RuPaul’s Drag Race has become a worldwide phenomenon in just a few short years. The reality competition show has spawned several spinoff series around the globe in places such as Thailand, the UK, and Latin America. RuPaul’s Drag Race Down Under is the latest international version of the Emmy-winning original, and brings together queens from Australia and New Zealand in search of their next drag superstar.
‘RuPaul’s Drag Race Down Under’ is a search for Australia and New Zealand’s next drag superstar
It was only a matter of time before RuPaul’s Drag Race went Down Under, and the lineup of queens runs the gambit from comedy queens to fashion queens and everything in between.
The show isn’t hosted by past Aussie Drag Race contestant Courtney Act, similar to how Canadian RuPaul’s Drag Race contestant was tapped to host Canada’s Drag Race. Instead, RuPaul and Michelle Visage went Down Under themselves, and, with the help of Australian comedian Rhys Nicholson, are on the search for Down Under’s next drag superstar.
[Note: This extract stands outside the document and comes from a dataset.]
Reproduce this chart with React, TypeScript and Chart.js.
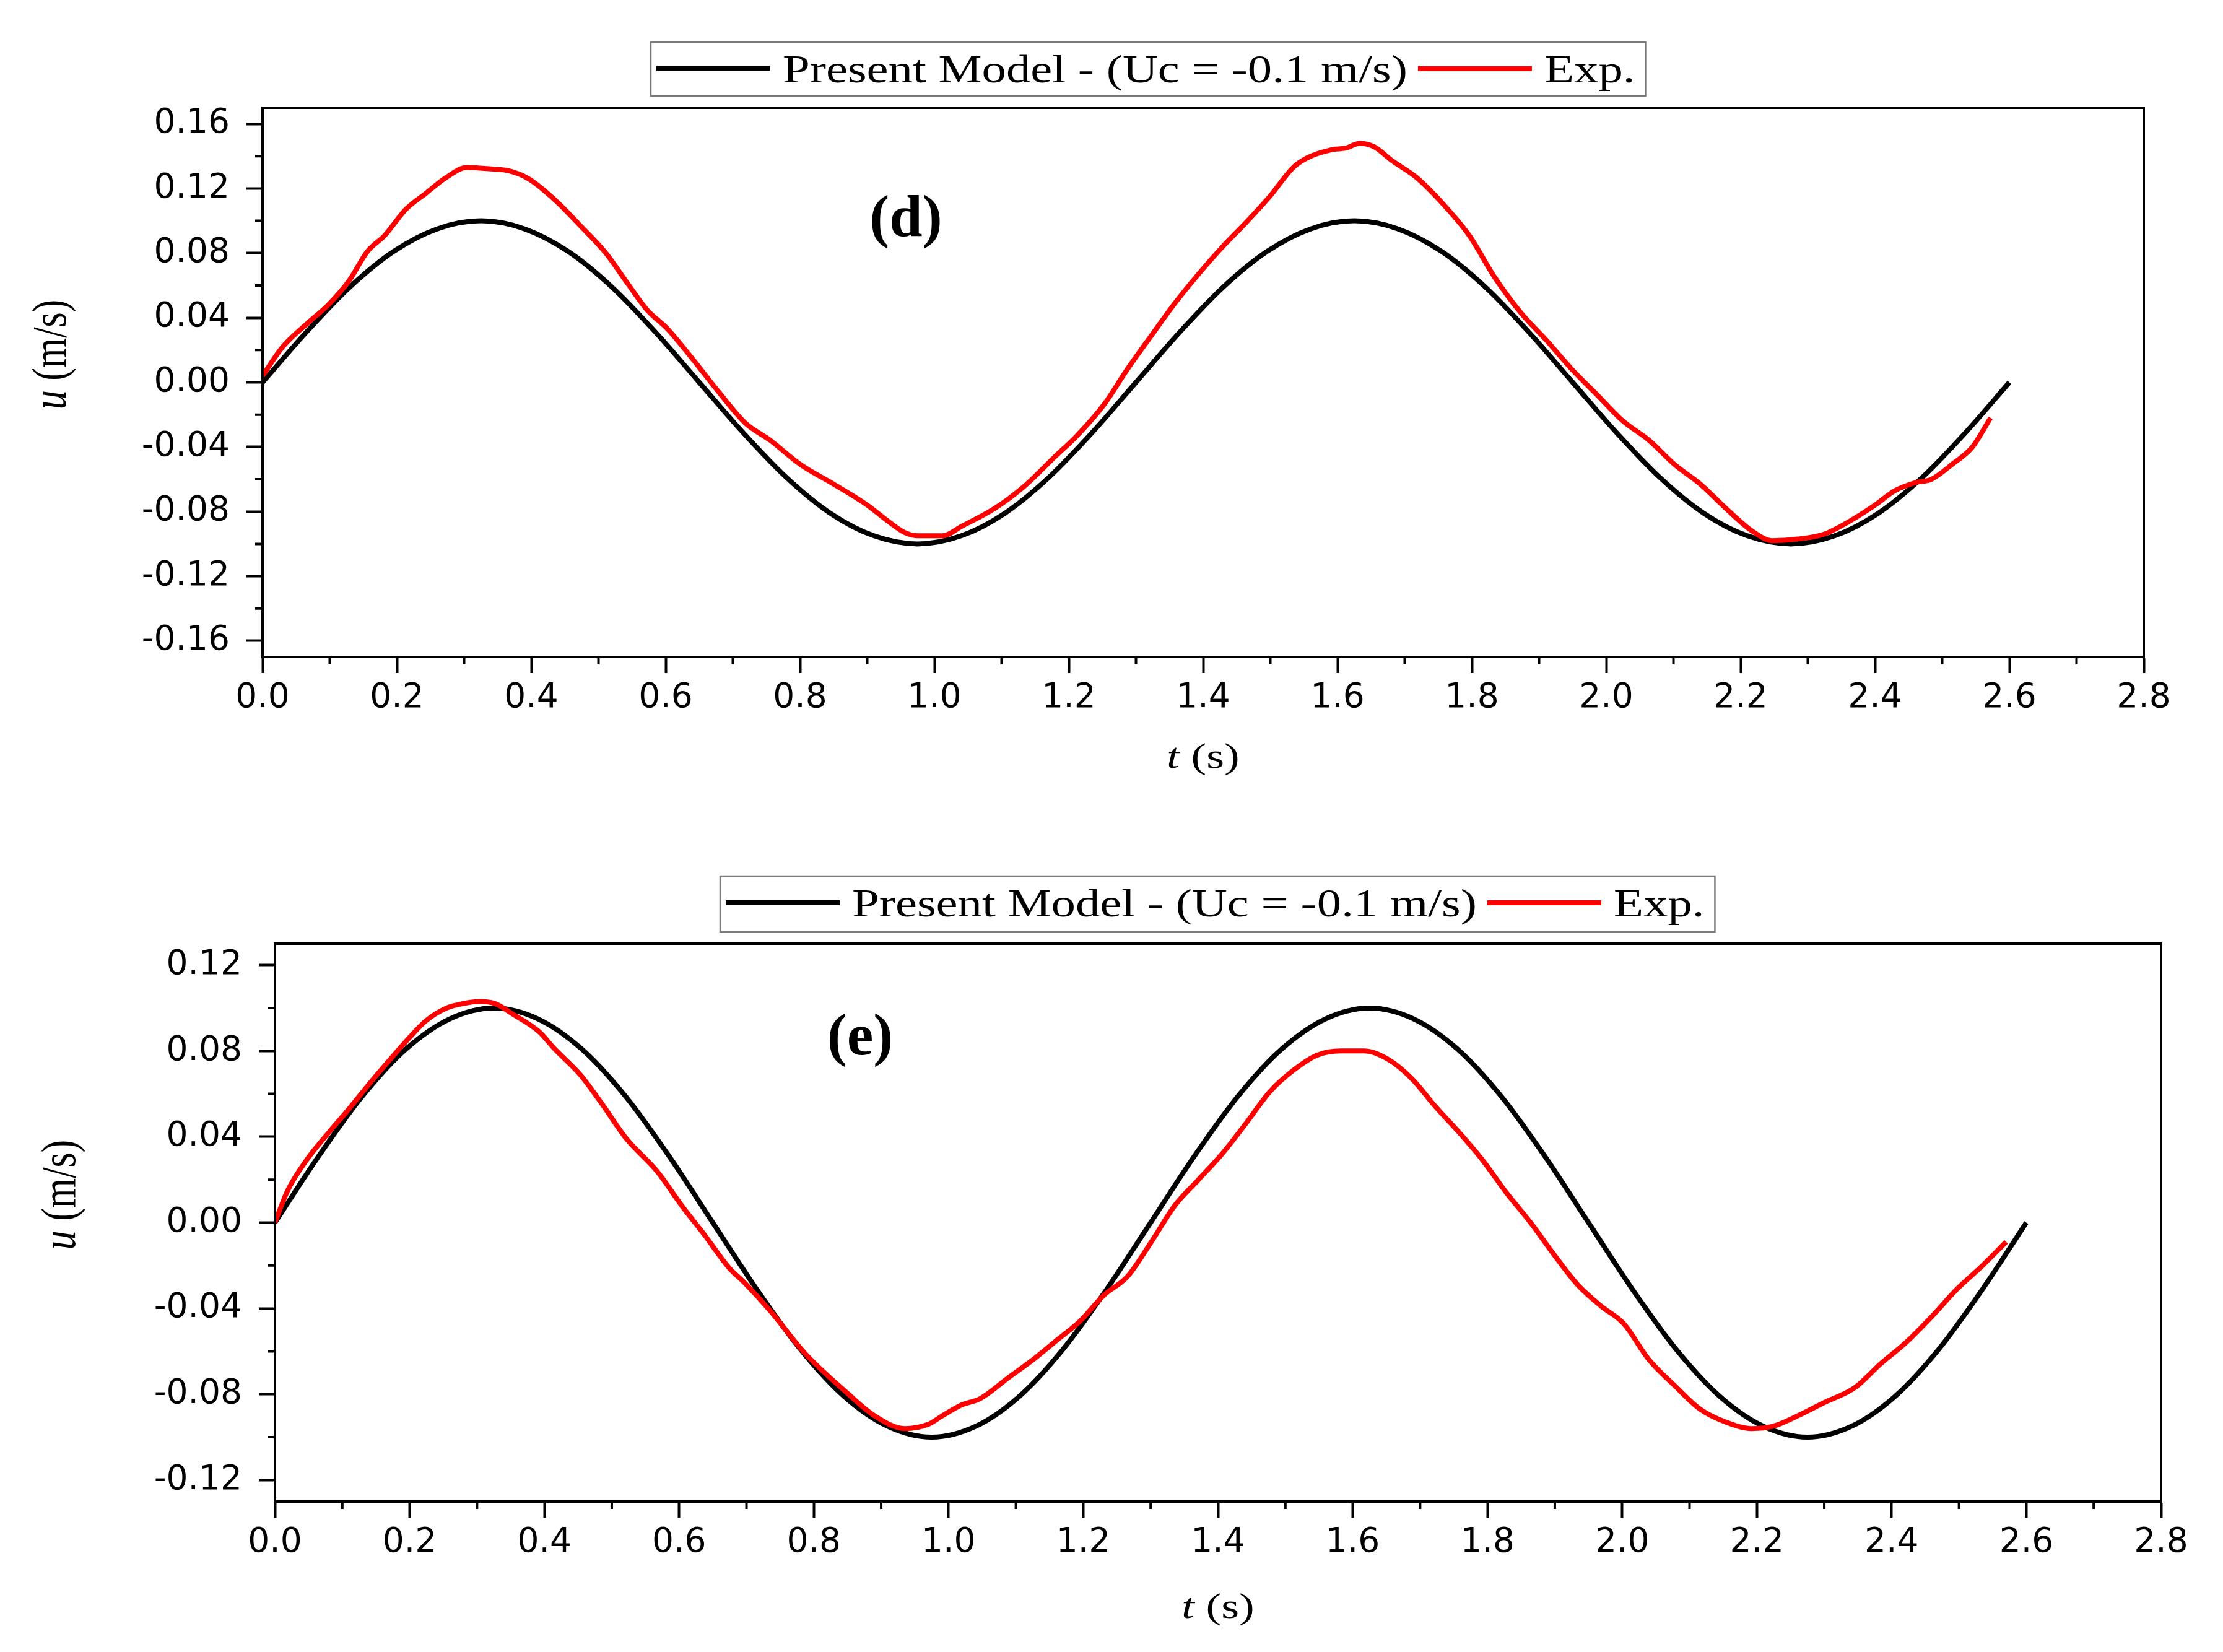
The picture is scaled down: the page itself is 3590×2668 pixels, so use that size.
import React, { useEffect, useRef } from "react";
import { Chart, registerables } from "chart.js";

Chart.register(...registerables);

// ---------------- data ----------------
const T_MODEL = [0, 0.065, 0.13, 0.195, 0.26, 0.325, 0.39, 0.455, 0.52, 0.585, 0.65, 0.715, 0.78, 0.845, 0.91, 0.975, 1.04, 1.105, 1.17, 1.235, 1.3, 1.365, 1.43, 1.495, 1.56, 1.625, 1.69, 1.755, 1.82, 1.885, 1.95, 2.015, 2.08, 2.145, 2.21, 2.275, 2.34, 2.405, 2.47, 2.535, 2.6];
const U_MODEL = [0, 0.031, 0.059, 0.081, 0.095, 0.1, 0.095, 0.081, 0.059, 0.031, 0, -0.031, -0.059, -0.081, -0.095, -0.1, -0.095, -0.081, -0.059, -0.031, 0, 0.031, 0.059, 0.081, 0.095, 0.1, 0.095, 0.081, 0.059, 0.031, 0, -0.031, -0.059, -0.081, -0.095, -0.1, -0.095, -0.081, -0.059, -0.031, 0];

const T_EXP_D = [0.0, 0.03, 0.068, 0.098, 0.129, 0.156, 0.182, 0.213, 0.243, 0.274, 0.304, 0.343, 0.366, 0.396, 0.435, 0.473, 0.511, 0.542, 0.572, 0.603, 0.641, 0.679, 0.718, 0.756, 0.801, 0.85, 0.9, 0.928, 0.956, 0.977, 1.012, 1.041, 1.09, 1.132, 1.182, 1.21, 1.252, 1.287, 1.323, 1.358, 1.393, 1.429, 1.464, 1.499, 1.534, 1.555, 1.591, 1.612, 1.633, 1.654, 1.682, 1.717, 1.758, 1.796, 1.834, 1.873, 1.911, 1.949, 1.987, 2.025, 2.064, 2.102, 2.14, 2.178, 2.217, 2.247, 2.285, 2.324, 2.362, 2.4, 2.43, 2.461, 2.484, 2.514, 2.545, 2.572];
const U_EXP_D = [0.004, 0.022, 0.037, 0.048, 0.063, 0.081, 0.091, 0.107, 0.117, 0.127, 0.133, 0.132, 0.131, 0.126, 0.113, 0.097, 0.08, 0.062, 0.045, 0.033, 0.014, -0.006, -0.025, -0.036, -0.051, -0.063, -0.076, -0.085, -0.093, -0.095, -0.095, -0.089, -0.078, -0.065, -0.045, -0.034, -0.014, 0.008, 0.029, 0.049, 0.067, 0.084, 0.099, 0.115, 0.133, 0.139, 0.144, 0.145, 0.148, 0.146, 0.137, 0.127, 0.11, 0.091, 0.065, 0.043, 0.026, 0.008, -0.008, -0.024, -0.036, -0.051, -0.063, -0.078, -0.092, -0.098, -0.097, -0.094, -0.086, -0.076, -0.067, -0.062, -0.06, -0.051, -0.04, -0.022];

const T_EXP_E = [0.0, 0.019, 0.049, 0.08, 0.11, 0.141, 0.171, 0.202, 0.224, 0.255, 0.278, 0.304, 0.327, 0.354, 0.392, 0.415, 0.453, 0.484, 0.522, 0.567, 0.606, 0.636, 0.674, 0.697, 0.735, 0.787, 0.848, 0.89, 0.935, 0.97, 0.991, 1.019, 1.047, 1.09, 1.125, 1.16, 1.195, 1.23, 1.266, 1.301, 1.336, 1.371, 1.406, 1.441, 1.477, 1.512, 1.547, 1.582, 1.617, 1.653, 1.688, 1.723, 1.758, 1.793, 1.828, 1.864, 1.899, 1.934, 1.969, 2.002, 2.04, 2.078, 2.116, 2.154, 2.192, 2.223, 2.261, 2.299, 2.345, 2.383, 2.421, 2.459, 2.497, 2.535, 2.57];
const U_EXP_E = [0.0, 0.015, 0.03, 0.042, 0.053, 0.065, 0.076, 0.087, 0.094, 0.1, 0.102, 0.103, 0.102, 0.097, 0.089, 0.081, 0.069, 0.056, 0.039, 0.024, 0.007, -0.005, -0.021, -0.028, -0.041, -0.061, -0.079, -0.09, -0.096, -0.094, -0.09, -0.085, -0.082, -0.072, -0.064, -0.055, -0.046, -0.034, -0.025, -0.009, 0.008, 0.02, 0.032, 0.046, 0.061, 0.071, 0.078, 0.08, 0.08, 0.076, 0.067, 0.054, 0.042, 0.029, 0.014, 0.0, -0.015, -0.029, -0.039, -0.047, -0.064, -0.076, -0.087, -0.093, -0.096, -0.095, -0.09, -0.084, -0.077, -0.066, -0.056, -0.044, -0.031, -0.02, -0.009];

const X_TICKS = [0, 0.2, 0.4, 0.6, 0.8, 1.0, 1.2, 1.4, 1.6, 1.8, 2.0, 2.2, 2.4, 2.6, 2.8];
const X_TICK_LABELS = ["0.0", "0.2", "0.4", "0.6", "0.8", "1.0", "1.2", "1.4", "1.6", "1.8", "2.0", "2.2", "2.4", "2.6", "2.8"];
const Y_TICKS_D = [-0.16, -0.12, -0.08, -0.04, 0, 0.04, 0.08, 0.12, 0.16];
const Y_TICK_LABELS_D = ["-0.16", "-0.12", "-0.08", "-0.04", "0.00", "0.04", "0.08", "0.12", "0.16"];
const Y_TICKS_E = [-0.12, -0.08, -0.04, 0, 0.04, 0.08, 0.12];
const Y_TICK_LABELS_E = ["-0.12", "-0.08", "-0.04", "0.00", "0.04", "0.08", "0.12"];

const SERIES_LABELS = ["Present Model - (Uc = -0.1 m/s)", "Exp."];
const SERIES_COLORS = ["#000000", "#ff0000"];
const PANEL_LABELS = ["(d)", "(e)"];
const X_TITLE = ["t", " (s)"];
const Y_TITLE = ["u", " (m/s)"];

// ---------------- layout ----------------
const W = 3590;
const PANELS = [
  {
    top: 0, height: 1300,
    area: { left: 424, top: 174, right: 3462, bottom: 1061 },
    yMin: -0.17, yMax: 0.17,
    yTicks: Y_TICKS_D, yLabels: Y_TICK_LABELS_D,
    exp: [T_EXP_D, U_EXP_D],
    legend: { left: 1051, top: 68, h: 87 },
    label: { x: 1463, y: 356 },
    yTitle: { x: 86, dy: -45 },
    xTitleY: 1225,
  },
  {
    top: 1300, height: 1368,
    area: { left: 444, top: 224, right: 3490, bottom: 1125 },
    yMin: -0.13, yMax: 0.13,
    yTicks: Y_TICKS_E, yLabels: Y_TICK_LABELS_E,
    exp: [T_EXP_E, U_EXP_E],
    legend: { left: 1163, top: 115, h: 90 },
    label: { x: 1389, y: 378 },
    yTitle: { x: 101, dy: -45 },
    xTitleY: 1298,
  },
];
const X_AXIS_H = 120;
const SERIF = '"Liberation Serif", "Times New Roman", serif';

function drawMixed(ctx: CanvasRenderingContext2D, parts: string[], size: number) {
  ctx.font = `italic ${size}px ${SERIF}`;
  const w0 = ctx.measureText(parts[0]).width;
  ctx.font = `${size}px ${SERIF}`;
  const w1 = ctx.measureText(parts[1]).width;
  const start = -(w0 + w1) / 2;
  ctx.textAlign = "left";
  ctx.textBaseline = "middle";
  ctx.font = `italic ${size}px ${SERIF}`;
  ctx.fillText(parts[0], start, 0);
  ctx.font = `${size}px ${SERIF}`;
  ctx.fillText(parts[1], start + w0, 0);
}

function makeDecor(p: any, idx: number) {
  return {
    id: "decor" + idx,
    afterDraw(chart: any) {
      const ctx: CanvasRenderingContext2D = chart.ctx;
      const a = chart.chartArea;
      const xs = chart.scales.x;
      const ys = chart.scales.y;
      ctx.save();
      ctx.fillStyle = "#000";
      ctx.strokeStyle = "#000";
      // minor ticks
      ctx.lineWidth = 4;
      ctx.beginPath();
      for (let i = 0; i < X_TICKS.length - 1; i++) {
        const px = xs.getPixelForValue((X_TICKS[i] + X_TICKS[i + 1]) / 2);
        ctx.moveTo(px, a.bottom);
        ctx.lineTo(px, a.bottom + 12);
      }
      const yt = p.yTicks;
      const yMinor: number[] = [];
      for (let i = 0; i < yt.length - 1; i++) yMinor.push((yt[i] + yt[i + 1]) / 2);
      yMinor.push(yt[0] - (yt[1] - yt[0]) / 2);
      yMinor.push(yt[yt.length - 1] + (yt[1] - yt[0]) / 2);
      for (const v of yMinor) {
        if (v < p.yMin || v > p.yMax) continue;
        const py = ys.getPixelForValue(v);
        ctx.moveTo(a.left - 12, py);
        ctx.lineTo(a.left, py);
      }
      ctx.stroke();
      // frame
      ctx.lineWidth = 4;
      ctx.strokeRect(a.left, a.top, a.right - a.left, a.bottom - a.top);

      // x title
      ctx.save();
      ctx.translate((a.left + a.right) / 2, p.xTitleY);
      ctx.scale(1.3, 1);
      drawMixed(ctx, X_TITLE, 57);
      ctx.restore();
      // y title
      ctx.save();
      ctx.translate(p.yTitle.x, (a.top + a.bottom) / 2 + p.yTitle.dy);
      ctx.rotate(-Math.PI / 2);
      ctx.scale(1, 1.25);
      drawMixed(ctx, Y_TITLE, 62);
      ctx.restore();

      // panel label
      ctx.font = `bold 96px ${SERIF}`;
      ctx.textAlign = "center";
      ctx.textBaseline = "middle";
      ctx.fillText(PANEL_LABELS[idx], p.label.x, p.label.y);

      // legend
      const lg = p.legend;
      const sx = 1.25;
      ctx.font = `63px ${SERIF}`;
      ctx.textAlign = "left";
      ctx.textBaseline = "alphabetic";
      let x = lg.left + 9;
      const lineY = lg.top + 43;
      const baseY = lg.top + 65;
      chart.data.datasets.forEach((ds: any) => {
        ctx.strokeStyle = ds.borderColor;
        ctx.lineWidth = 8;
        ctx.lineCap = "butt";
        ctx.beginPath();
        ctx.moveTo(x, lineY);
        ctx.lineTo(x + 184, lineY);
        ctx.stroke();
        x += 184 + 20;
        const tw = ctx.measureText(ds.label).width * sx;
        ctx.save();
        ctx.translate(x, baseY);
        ctx.scale(sx, 1);
        ctx.fillStyle = "#000";
        ctx.fillText(ds.label, 0, 0);
        ctx.restore();
        x += tw + 17;
      });
      ctx.strokeStyle = "#7a7a7a";
      ctx.lineWidth = 2.5;
      ctx.strokeRect(lg.left, lg.top, x - lg.left, lg.h);
      ctx.restore();
    },
  };
}

function makeConfig(p: any, idx: number): any {
  const tickFont = { family: '"DejaVu Sans", sans-serif', size: 55 };
  const grid = { display: true, drawOnChartArea: false, drawTicks: true, tickLength: 26, tickWidth: 4, tickColor: "#000" };
  const border = { display: true, color: "#000", width: 4 };
  return {
    type: "line",
    data: {
      datasets: [
        {
          label: SERIES_LABELS[0],
          data: T_MODEL.map((t, i) => ({ x: t, y: U_MODEL[i] })),
          borderColor: SERIES_COLORS[0],
          borderWidth: 8,
          pointRadius: 0,
          cubicInterpolationMode: "monotone",
          order: 1,
        },
        {
          label: SERIES_LABELS[1],
          data: p.exp[0].map((t: number, i: number) => ({ x: t, y: p.exp[1][i] })),
          borderColor: SERIES_COLORS[1],
          borderWidth: 8,
          pointRadius: 0,
          cubicInterpolationMode: "monotone",
          order: 0,
        },
      ],
    },
    options: {
      animation: false,
      responsive: false,
      devicePixelRatio: 1,
      layout: {
        padding: {
          left: 0,
          top: p.area.top,
          right: W - p.area.right,
          bottom: p.height - p.area.bottom - X_AXIS_H,
        },
      },
      plugins: { legend: { display: false }, tooltip: { enabled: false }, title: { display: false } },
      scales: {
        x: {
          type: "linear",
          min: 0,
          max: 2.8,
          afterBuildTicks: (s: any) => { s.ticks = X_TICKS.map((v) => ({ value: v })); },
          afterFit: (s: any) => { s.height = X_AXIS_H; },
          ticks: {
            autoSkip: false,
            maxRotation: 0,
            padding: 8,
            color: "#000",
            font: tickFont,
            callback: (_v: any, i: number) => X_TICK_LABELS[i],
          },
          grid,
          border,
        },
        y: {
          type: "linear",
          min: p.yMin,
          max: p.yMax,
          afterBuildTicks: (s: any) => { s.ticks = p.yTicks.map((v: number) => ({ value: v })); },
          afterFit: (s: any) => { s.width = p.area.left; },
          ticks: {
            autoSkip: false,
            padding: 27,
            color: "#000",
            font: tickFont,
            callback: (_v: any, i: number) => p.yLabels[i],
          },
          grid,
          border,
        },
      },
    },
    plugins: [makeDecor(p, idx)],
  };
}

export default function App() {
  const r0 = useRef<HTMLCanvasElement>(null);
  const r1 = useRef<HTMLCanvasElement>(null);
  useEffect(() => {
    const refs = [r0, r1];
    const charts = PANELS.map((p, i) => new Chart(refs[i].current as HTMLCanvasElement, makeConfig(p, i)));
    return () => charts.forEach((c) => c.destroy());
  }, []);
  return (
    <div style={{ position: "absolute", left: 0, top: 0, width: W, height: 2668, background: "#ffffff", overflow: "hidden" }}>
      {PANELS.map((p, i) => (
        <canvas
          key={i}
          ref={i === 0 ? r0 : r1}
          width={W}
          height={p.height}
          style={{ position: "absolute", left: 0, top: p.top, width: W, height: p.height }}
        />
      ))}
    </div>
  );
}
However, after the cast was announced, two queens in particular came under fire for offensive performances they’ve given in the past and other things they’ve been involved in.
Scarlet Adams has performed in blackface
Felicia Foxx, a Perth-based Aboriginal drag queen, shared several photos of Drag Race Down Under contestant Scarlet Adams on social media after she was announced as a cast member on the show. Adams is seen wearing many offensive looks, including a Native American headdress, a burqa, and several photos in blackface.
Adams responded with her own social media posts owning up to what she did and apologizing for her actions. She also disclosed that she was working hard to understand how to be a better ally to people of color.
“That happened and I won’t try to deny it,” she said honestly. “I was ignorant, I was young and so f*cking stupid.”
Karen From Finance had a racist tattoo and doll collection
Karen From Finance, another frontrunner queen on the season, came under fire for having a collection of golliwog dolls — and having one of those racist dolls tattooed on her body. Her tattoo and doll collection were profiled in a 2015 article for Things & Ink.
Karen apologized on Instagram in February 2021 and explained that her collection started when she was 2 years old, which ultimately led to the tattoo. “I realized how irresponsible and stupid I had been and so I disposed of the dolls to landfill and had my tattoo covered,” she admitted.
“Since then, I’ve committed to an ongoing journey of accountability, activism and education, and to uncover and unlearn any and all racial bias — conscious or unconscious — that may or may not be embedded within me,” she continued.
She ended her post: “I can’t change the past, but I can and will work on the present and do better in the future, and with that you forever have my word.”